## Job
Without including any images, repeat the data exactly.

## Information provided
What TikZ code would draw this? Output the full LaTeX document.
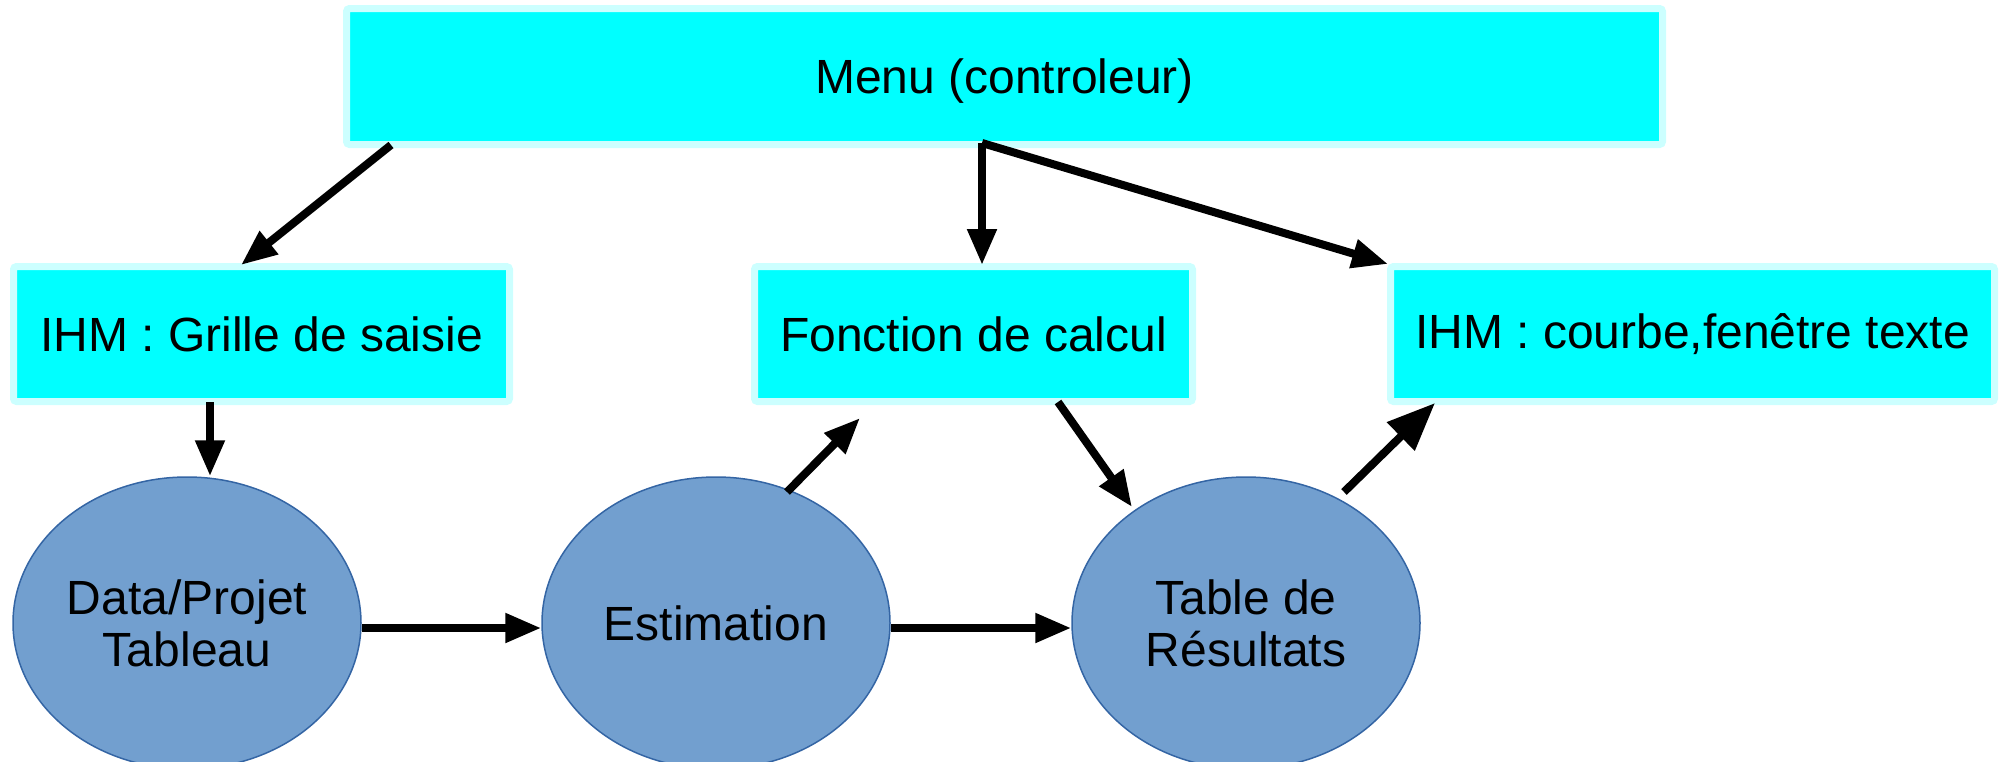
\documentclass[tikz,border=0pt]{standalone}
\usepackage{fontspec}
\setmainfont{Liberation Sans}
\usetikzlibrary{arrows.meta,calc,shapes.geometric}
\definecolor{boxcyan}{HTML}{00FFFF}
\definecolor{boxrim}{HTML}{CCFFFF}
\definecolor{blobfill}{HTML}{729FCF}
\definecolor{blobrim}{HTML}{3465A4}

\begin{document}
\begin{tikzpicture}[x=1pt,y=-1pt,->,>={Triangle[length=36pt,width=28pt]},
                line width=8pt,
                box node/.style={rectangle,draw=boxrim,fill=boxcyan,line width=7pt,
                  rounded corners=3pt,minimum height=135pt,inner sep=0pt,
                  font=\fontsize{48}{54}\selectfont},
                blob node/.style={ellipse,draw=blobrim,fill=blobfill,line width=1.5pt,
                  minimum width=348pt,minimum height=292pt,inner sep=0pt,align=center,
                  font=\fontsize{48}{52}\selectfont}]
  \useasboundingbox (0,0) rectangle (2006,761);

  \node[box node,minimum width=1316pt,minimum height=136pt,text depth=0pt] (menu) at (1004.5,76.5) {Menu (controleur)};
  \node[box node,minimum width=496pt] (grille) at (261.5,334) {IHM : Grille de saisie};
  \node[box node,minimum width=438pt] (calcul) at (973.5,334) {Fonction de calcul};
  \node[box node,minimum width=604pt] (courbe) at (1692.5,334) {IHM : courbe,fenêtre texte};

  \node[blob node] (data) at (187,623) {Data/Projet\\Tableau};
  \node[blob node] (estim) at (716,623) {Estimation};
  \node[blob node] (table) at (1246,623) {Table de\\Résultats};

  \path
    ($(menu.south west)+(48,-3)$) edge ($(grille.north west)+(231,2)$)
    ($(menu.south)+(-22.5,-5)$) edge ($(calcul.north)+(8.5,2)$)
    ($(menu.south)+(-22.5,-5)$) edge ($(courbe.north west)+(1,1)$)
    ($(grille.south)+(-51.5,-3)$) edge ($(data.north)+(23,0)$)
    ($(data.east)+(0,5)$) edge ($(estim.west)+(0,5)$)
    ($(estim.east)+(0,5)$) edge ($(table.west)+(0,5)$)
    ($(estim.center)+(71,-131)$) edge ($(calcul.south west)+(109,13)$)
    ($(calcul.south west)+(307,-3)$) edge ($(table.center)+(-114,-116)$)
    ($(table.center)+(98,-131)$) edge [>={Triangle[length=48pt,width=38pt]}] ($(courbe.south west)+(48,-2)$);
\end{tikzpicture}
\end{document}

## Solution to the problem
What TikZ code would draw this? Output the full LaTeX document.
\documentclass[tikz,border=0pt]{standalone}
\usepackage{fontspec}
\setmainfont{Liberation Sans}
\usetikzlibrary{arrows.meta,calc,shapes.geometric}
\definecolor{boxcyan}{HTML}{00FFFF}
\definecolor{boxrim}{HTML}{CCFFFF}
\definecolor{blobfill}{HTML}{729FCF}
\definecolor{blobrim}{HTML}{3465A4}

\begin{document}
\begin{tikzpicture}[x=1pt,y=-1pt,->,>={Triangle[length=36pt,width=28pt]},
                line width=8pt,
                box node/.style={rectangle,draw=boxrim,fill=boxcyan,line width=7pt,
                  rounded corners=3pt,minimum height=135pt,inner sep=0pt,
                  font=\fontsize{48}{54}\selectfont},
                blob node/.style={ellipse,draw=blobrim,fill=blobfill,line width=1.5pt,
                  minimum width=348pt,minimum height=292pt,inner sep=0pt,align=center,
                  font=\fontsize{48}{52}\selectfont}]
  \useasboundingbox (0,0) rectangle (2006,761);

  \node[box node,minimum width=1316pt,minimum height=136pt,text depth=0pt] (menu) at (1004.5,76.5) {Menu (controleur)};
  \node[box node,minimum width=496pt] (grille) at (261.5,334) {IHM : Grille de saisie};
  \node[box node,minimum width=438pt] (calcul) at (973.5,334) {Fonction de calcul};
  \node[box node,minimum width=604pt] (courbe) at (1692.5,334) {IHM : courbe,fenêtre texte};

  \node[blob node] (data) at (187,623) {Data/Projet\\Tableau};
  \node[blob node] (estim) at (716,623) {Estimation};
  \node[blob node] (table) at (1246,623) {Table de\\Résultats};

  \path
    ($(menu.south west)+(48,-3)$) edge ($(grille.north west)+(231,2)$)
    ($(menu.south)+(-22.5,-5)$) edge ($(calcul.north)+(8.5,2)$)
    ($(menu.south)+(-22.5,-5)$) edge ($(courbe.north west)+(1,1)$)
    ($(grille.south)+(-51.5,-3)$) edge ($(data.north)+(23,0)$)
    ($(data.east)+(0,5)$) edge ($(estim.west)+(0,5)$)
    ($(estim.east)+(0,5)$) edge ($(table.west)+(0,5)$)
    ($(estim.center)+(71,-131)$) edge ($(calcul.south west)+(109,13)$)
    ($(calcul.south west)+(307,-3)$) edge ($(table.center)+(-114,-116)$)
    ($(table.center)+(98,-131)$) edge [>={Triangle[length=48pt,width=38pt]}] ($(courbe.south west)+(48,-2)$);
\end{tikzpicture}
\end{document}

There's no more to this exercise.